-- Start DATA SECTION --

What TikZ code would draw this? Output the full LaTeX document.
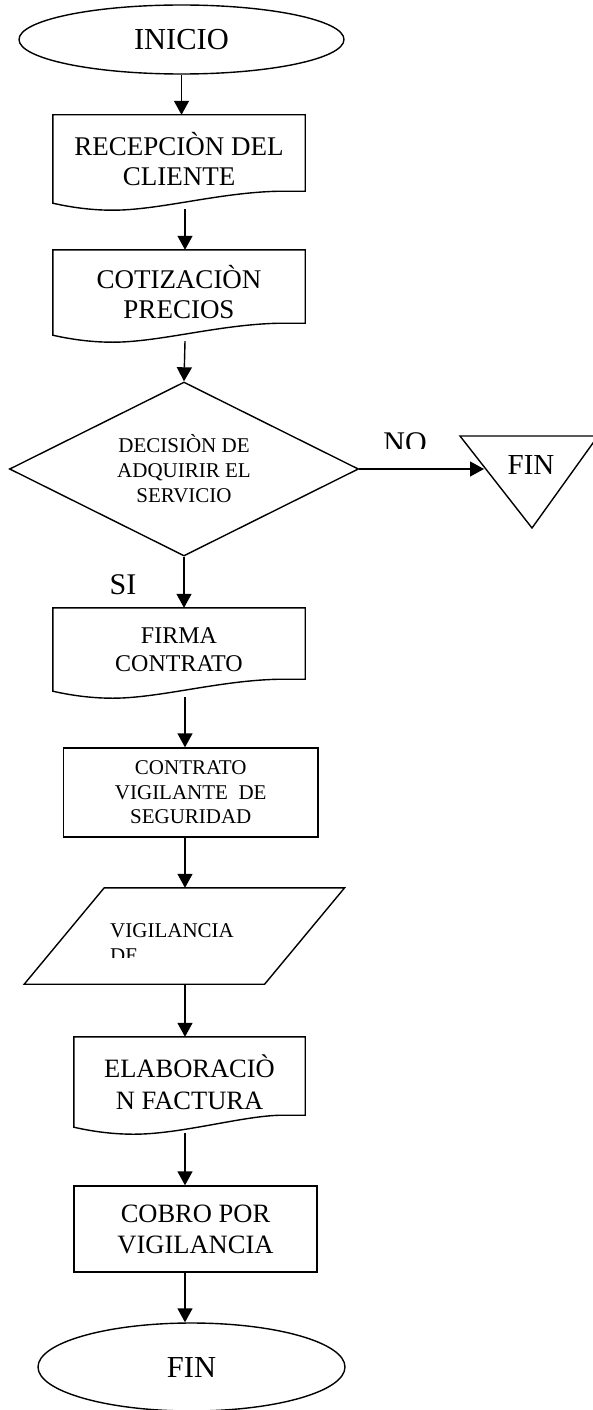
\documentclass[tikz,border=0pt]{standalone}
\usepackage{fontspec}
\setmainfont{Liberation Serif}
\usetikzlibrary{shapes.geometric,arrows.meta,calc}
\tikzset{
  shp/.style={draw=black,line width=1.4pt},
  arr/.style={draw=black,line width=1.4pt,-{Triangle[length=14pt,width=15pt]}},
  termnode/.style={ellipse,draw=black,line width=1.4pt,inner sep=0pt},
  docnode/.style={rectangle,draw=none,inner sep=0pt,align=center},
  procnode/.style={rectangle,draw=black,line width=1.4pt,inner sep=0pt,align=center},
  lbl/.style={inner sep=0pt}
}
\newcommand{\docout}[1]{%
  \draw[shp] (#1.north west) -- (#1.north east) -- ($(#1.south east)+(0,-12)$)
    -- ($(#1.south east)+(-25,-12)$)
    .. controls ($(#1.south west)+(167,-11)$) and ($(#1.south west)+(107,7)$) .. ($(#1.south west)+(60,7)$)
    .. controls ($(#1.south west)+(42,7)$) and ($(#1.south west)+(22,5)$) .. (#1.south west) -- cycle;}
\begin{document}
\begin{tikzpicture}[x=1pt,y=-1pt]
\useasboundingbox (0,0) rectangle (593,1410);
\coordinate (spine) at (185,0);

% INICIO
\node[termnode,minimum width=325pt,minimum height=69pt,font=\fontsize{30.5}{34}\selectfont] (ini) at (181.5,39.5) {INICIO};

% RECEPCION
\node[docnode,minimum width=252pt,minimum height=88pt,font=\fontsize{27}{30}\selectfont] (b1) at (179,159) {RECEPCIÒN DEL\\CLIENTE};
\docout{b1}

% COTIZACION
\node[docnode,minimum width=252pt,minimum height=85pt,font=\fontsize{27}{30}\selectfont] (b2) at (179,292.5) {COTIZACIÒN\\PRECIOS};
\docout{b2}

% Decision
\node[diamond,draw=black,line width=1.4pt,inner sep=0pt,aspect=2,minimum width=349pt,minimum height=174pt,align=center,font=\fontsize{21}{25}\selectfont] (dec) at (184,469) {DECISIÒN DE\\ADQUIRIR EL\\SERVICIO};

% FIN triangle
\draw[shp] (460,436) -- (598,436) -- (532,528) -- cycle;
\node[lbl,font=\fontsize{29}{32}\selectfont] (fin1) at (531,465) {FIN};
\coordinate (finin) at (484,469);

% FIRMA CONTRATO
\node[docnode,minimum width=252pt,minimum height=83pt,font=\fontsize{24}{28}\selectfont] (b3) at (179,649.5) {FIRMA\\CONTRATO};
\docout{b3}

% CONTRATO VIGILANTE
\node[procnode,minimum width=254.5pt,minimum height=89pt,font=\fontsize{21}{24.5}\selectfont] (b4) at (190.75,792.5) {CONTRATO\\VIGILANTE\ \ DE\\SEGURIDAD};

% Parallelogram
\node[rectangle,draw=none,inner sep=0pt,minimum width=240pt,minimum height=96pt] (par) at (184.4,936) {};
\draw[shp] ($(par.north west)+(40,0)$) -- ($(par.north east)+(40,0)$) -- ($(par.south east)+(-40,0)$) -- ($(par.south west)+(-40,0)$) -- cycle;
\begin{scope}
  \clip (100,900) rectangle (300,957);
  \node[lbl,anchor=north west,align=left,font=\fontsize{21}{25}\selectfont] (partxt) at (110,923) {VIGILANCIA\\DE};
\end{scope}

% ELABORACION FACTURA
\node[docnode,minimum width=231pt,minimum height=90pt,font=\fontsize{26.5}{32}\selectfont] (b5) at (189.5,1082) {ELABORACIÒ\\N FACTURA};
\docout{b5}

% COBRO
\node[procnode,minimum width=243pt,minimum height=86pt,font=\fontsize{26.5}{31}\selectfont] (b6) at (195.5,1229) {COBRO POR\\VIGILANCIA};

% FIN ellipse
\node[termnode,minimum width=307pt,minimum height=88pt,font=\fontsize{30.5}{34}\selectfont] (fin2) at (191.5,1367) {FIN};

% Labels
\begin{scope}
  \clip (370,420) rectangle (450,448);
  \node[lbl,anchor=north,font=\fontsize{30}{34}\selectfont] (nolbl) at (405,432) {NO};
\end{scope}
\node[lbl,font=\fontsize{30}{34}\selectfont] (silbl) at (123,585) {SI};

% Connectors
\draw[arr] (ini.south) -- (ini.south |- b1.north);
\draw[arr] ($(b1.south -| spine)+(0,6)$) -- (b2.north -| spine);
\draw[arr] ($(b2.south -| spine)+(0,6)$) -- (dec.north);
\draw[arr] (dec.east) -- (finin);
\draw[arr] (dec.south) -- (dec.south |- b3.north);
\draw[arr] ($(b3.south -| spine)+(0,6)$) -- (b4.north -| spine);
\draw[arr] (b4.south -| spine) -- (par.north -| spine);
\draw[arr] (par.south -| spine) -- (b5.north -| spine);
\draw[arr] ($(b5.south -| spine)+(0,6)$) -- (b6.north -| spine);
\draw[arr] (b6.south -| spine) -- (fin2.north -| spine);
\end{tikzpicture}
\end{document}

-- End DATA SECTION --

WORK REQUIRED:
Leave the pictures out and please restate exactly the lines running from the start of the material through the one with "(finin) at (484,469);".

FINAL RESULT:
What TikZ code would draw this? Output the full LaTeX document.
\documentclass[tikz,border=0pt]{standalone}
\usepackage{fontspec}
\setmainfont{Liberation Serif}
\usetikzlibrary{shapes.geometric,arrows.meta,calc}
\tikzset{
  shp/.style={draw=black,line width=1.4pt},
  arr/.style={draw=black,line width=1.4pt,-{Triangle[length=14pt,width=15pt]}},
  termnode/.style={ellipse,draw=black,line width=1.4pt,inner sep=0pt},
  docnode/.style={rectangle,draw=none,inner sep=0pt,align=center},
  procnode/.style={rectangle,draw=black,line width=1.4pt,inner sep=0pt,align=center},
  lbl/.style={inner sep=0pt}
}
\newcommand{\docout}[1]{%
  \draw[shp] (#1.north west) -- (#1.north east) -- ($(#1.south east)+(0,-12)$)
    -- ($(#1.south east)+(-25,-12)$)
    .. controls ($(#1.south west)+(167,-11)$) and ($(#1.south west)+(107,7)$) .. ($(#1.south west)+(60,7)$)
    .. controls ($(#1.south west)+(42,7)$) and ($(#1.south west)+(22,5)$) .. (#1.south west) -- cycle;}
\begin{document}
\begin{tikzpicture}[x=1pt,y=-1pt]
\useasboundingbox (0,0) rectangle (593,1410);
\coordinate (spine) at (185,0);

% INICIO
\node[termnode,minimum width=325pt,minimum height=69pt,font=\fontsize{30.5}{34}\selectfont] (ini) at (181.5,39.5) {INICIO};

% RECEPCION
\node[docnode,minimum width=252pt,minimum height=88pt,font=\fontsize{27}{30}\selectfont] (b1) at (179,159) {RECEPCIÒN DEL\\CLIENTE};
\docout{b1}

% COTIZACION
\node[docnode,minimum width=252pt,minimum height=85pt,font=\fontsize{27}{30}\selectfont] (b2) at (179,292.5) {COTIZACIÒN\\PRECIOS};
\docout{b2}

% Decision
\node[diamond,draw=black,line width=1.4pt,inner sep=0pt,aspect=2,minimum width=349pt,minimum height=174pt,align=center,font=\fontsize{21}{25}\selectfont] (dec) at (184,469) {DECISIÒN DE\\ADQUIRIR EL\\SERVICIO};

% FIN triangle
\draw[shp] (460,436) -- (598,436) -- (532,528) -- cycle;
\node[lbl,font=\fontsize{29}{32}\selectfont] (fin1) at (531,465) {FIN};
\coordinate (finin) at (484,469);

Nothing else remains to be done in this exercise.